Com um toque de humor, ele lembra que o surgimento do automóvel fez surgir a tese de que o homem ficaria com seus membros inferiores atrofiados por deixar de andar.
“E hoje, o que acontece? Os homens correm, fanaticamente ” .
Regis Debray considera que a latinidade “é uma diferença importante” no mundo moderno, dominado pelas culturas européias e anglo-saxônicas.
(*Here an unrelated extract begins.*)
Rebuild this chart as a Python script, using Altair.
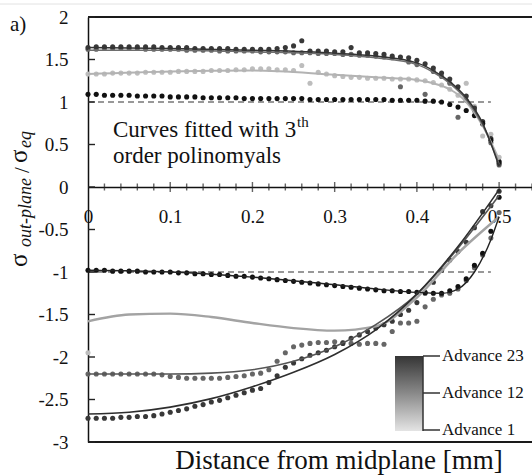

Mas não deixou de, ironicamente, lembrar que o conceito de “latinidade” foi inventado por Napoleão III para conquistar o México.
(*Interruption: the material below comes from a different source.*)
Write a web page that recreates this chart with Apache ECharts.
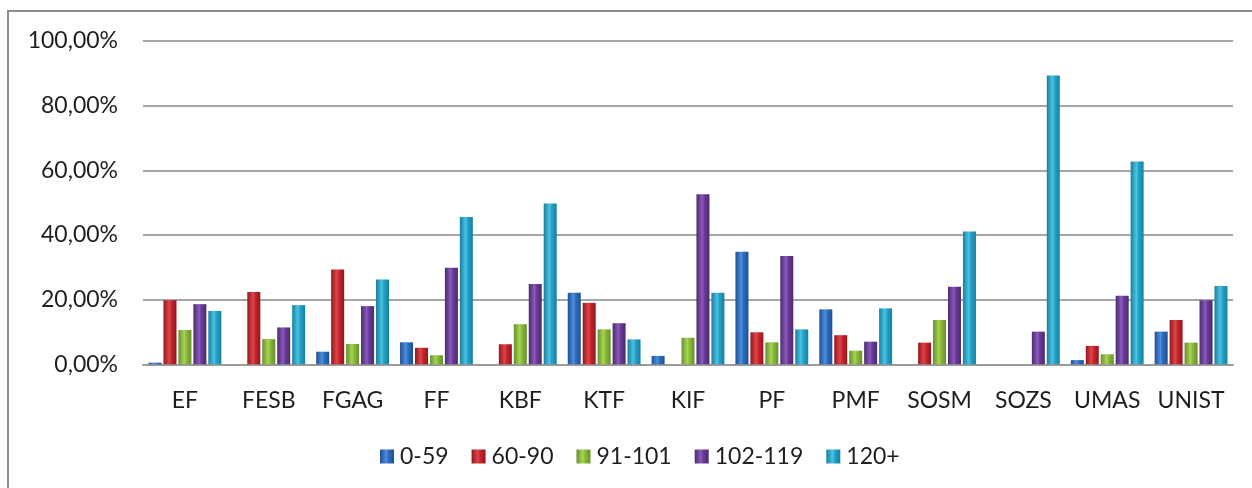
<!DOCTYPE html>
<html>
<head>
<meta charset="utf-8">
<script src="https://cdn.jsdelivr.net/npm/echarts@6/dist/echarts.min.js"></script>
<style>
  html, body { margin: 0; padding: 0; background: #fff; }
  #chart { width: 1252px; height: 488px; }
</style>
</head>
<body>
<div id="chart"></div>
<script>
const categories = ['EF','FESB','FGAG','FF','KBF','KTF','KIF','PF','PMF','SOSM','SOZS','UMAS','UNIST'];
const seriesNames = ['0-59','60-90','91-101','102-119','120+'];
const s0_59    = [0.5, 0,    3.9,  6.8,  0,    22.1, 2.6,  34.8, 17.0, 0,    0,    1.3,  10.1];
const s60_90   = [19.8, 22.4, 29.3, 5.1,  6.2,  19.0, 0,    9.9,  9.0,  6.7,  0,    5.7,  13.7];
const s91_101  = [10.6, 7.8,  6.3,  2.8,  12.4, 10.8, 8.2,  6.8,  4.2,  13.7, 0,    3.1,  6.7];
const s102_119 = [18.6, 11.4, 18.0, 29.9, 24.8, 12.7, 52.6, 33.5, 7.0,  24.0, 10.1, 21.2, 19.8];
const s120p    = [16.5, 18.3, 26.2, 45.6, 49.7, 7.7,  22.1, 10.8, 17.3, 41.1, 89.3, 62.7, 24.2];
const yTicks = [0, 20, 40, 60, 80, 100];

const seriesData = [s0_59, s60_90, s91_101, s102_119, s120p];
const baseColors = ['#2f6fc0', '#c8262c', '#8cbb3a', '#6a3b98', '#26a4c8'];
const darkColors = ['#1d4f94', '#93171c', '#66902a', '#4b2a70', '#17809e'];
const lightColors = ['#4d8ede', '#e0454a', '#a8d455', '#8a5bbb', '#4cc3e4'];

function grad(i) {
  return new echarts.graphic.LinearGradient(0, 0, 1, 0, [
    { offset: 0, color: darkColors[i] },
    { offset: 0.45, color: lightColors[i] },
    { offset: 0.6, color: baseColors[i] },
    { offset: 1, color: darkColors[i] }
  ]);
}

const chart = echarts.init(document.getElementById('chart'));
const font = 'Lato, "Open Sans", sans-serif';
const textColor = '#1e1e1e';
chart.setOption({
  animation: false,
  textStyle: { fontFamily: font },
  graphic: [{
    type: 'rect',
    shape: { x: 8, y: 11, width: 1400, height: 700 },
    style: { fill: 'none', stroke: '#8c8c8c', lineWidth: 2 },
    silent: true,
    z: 100
  }],
  grid: { left: 143, right: 19, top: 41, bottom: 123.7, containLabel: false },
  legend: {
    data: seriesNames,
    left: 375,
    top: 440,
    icon: 'rect',
    itemWidth: 14,
    itemHeight: 14,
    itemGap: 23,
    textStyle: { fontFamily: font, fontSize: 23, color: textColor, padding: [0, 0, 0, 1] }
  },
  xAxis: {
    type: 'category',
    data: categories,
    axisTick: { show: false },
    axisLine: { show: true, lineStyle: { color: '#9a9a9a', width: 2 } },
    axisLabel: { fontFamily: font, fontSize: 23, color: textColor, margin: 25, interval: 0 }
  },
  yAxis: {
    type: 'value',
    min: yTicks[0],
    max: yTicks[yTicks.length - 1],
    interval: 20,
    axisLine: { show: false },
    axisTick: { show: false },
    splitLine: { lineStyle: { color: '#a6a6a6', width: 2 } },
    axisLabel: {
      fontFamily: font, fontSize: 23, color: textColor, margin: 25,
      formatter: v => v.toFixed(2).replace('.', ',') + '%'
    }
  },
  series: seriesNames.map((name, i) => ({
    name: name,
    type: 'bar',
    data: seriesData[i],
    barWidth: 13,
    barGap: '15%',
    itemStyle: { color: grad(i) }
  }))
});
</script>
</body>
</html>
De fato, a definição de América Latina nasceu na França, na segunda metade do século XIX, pouco antes da expedição militar francesa ao México, e serviu de base para justificar uma proximidade entre os conquistadores e o conquistado. Como “midiólogo”, Debray propôs, então, o uso do termo “latinitude”, que tem o mesmo sentido da “negritude”, ou seja, uma atitude, um estado de espírito.
O filósofo brasileiro Candido Mendes, secretário-geral da Academia da Latinidade, respondeu de imediato que aceitava o termo “latinitude”, mas ressaltou que o conceito de “latinidade” embutia algumas características sociais que são fundamentais para estimular o entendimento.
Entre elas, Candido Mendes citou a “coexistência efetiva” dos povos latinos, diferentemente do que ocorre no que chamou de “Ocidente duro”, e a “organicidade do social”, o espírito de coletividade que se contrapõe à “individualidade extrema” de outras sociedades.
Debray também gostou da proposta de “dialética do diálogo” que dá o título da conferência, pois, para ele, a palavra “diálogo” perdeu o seu real significado.
“Mais que ‘dialogar’, é preciso ‘dialetizar’”, ressaltou.
O diálogo, que define como “uma viagem de cultura para se chegar a si mesmo através do outro”, segundo ele, foi banalizado “por esses encontros diplomáticos que fazem tributo à palavra ineficaz”.
Devemos fazer a antropologia cultural em vez da ideologia política, diz Debray, para quem “o fator cultural é o valor do século”.
Ele acha que “vivemos um momento estranho nas relações internacionais, quando os estados dominantes não negociam com os divergentes”. “Negociar é dar e receber”, comenta.